Super-Hopf realizations of Lie Superalgebras: Braided Paraparticle extensions of the Jordan-Schwinger map

TL;DR

This paper explores the algebraic structure of mixed paraparticle systems, introduces new Lie superalgebra realizations with super-Hopf properties, and discusses applications in representation theory and theoretical physics.

Contribution

It presents a novel family of Lie superalgebra realizations that preserve super-Hopf structures and applies braided group theory to paraparticle systems.

Findings

Braided group structure for the Relative Parabose Set.

New realizations of Lie superalgebras with super-Hopf transfer.

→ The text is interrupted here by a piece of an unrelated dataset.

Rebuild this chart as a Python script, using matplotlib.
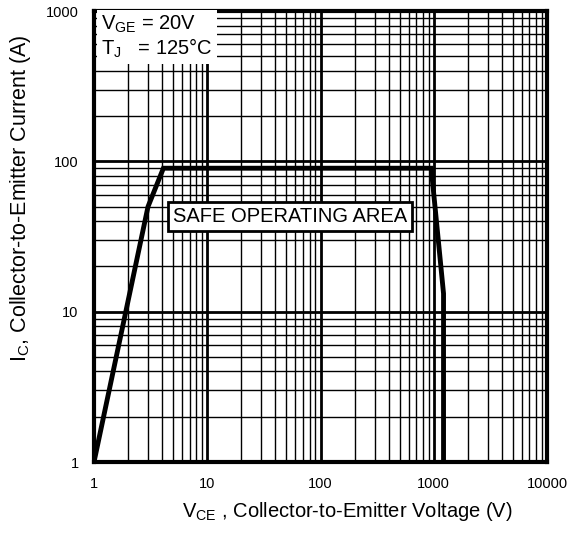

Potential applications in representation theory and Skyrme model solutions.

Abstract

The mathematical structure of a mixed paraparticle system (combining both parabosonic and parafermionic degrees of freedom) commonly known as the Relative Parabose Set, will be investigated and a braided group structure will be described for it. A new family of realizations of an arbitrary Lie superalgebra will be presented and it will be shown that these realizations possess the valuable representation-theoretic property of transferring invariably the super-Hopf structure. Finally two classes of virtual applications will be outlined: The first is of interest for both mathematics and mathematical physics and deals with the representation theory of infinite dimensional Lie superalgebras, while the second is of interest in theoretical physics and has to do with attempts to determine specific classes of solutions of the Skyrme model.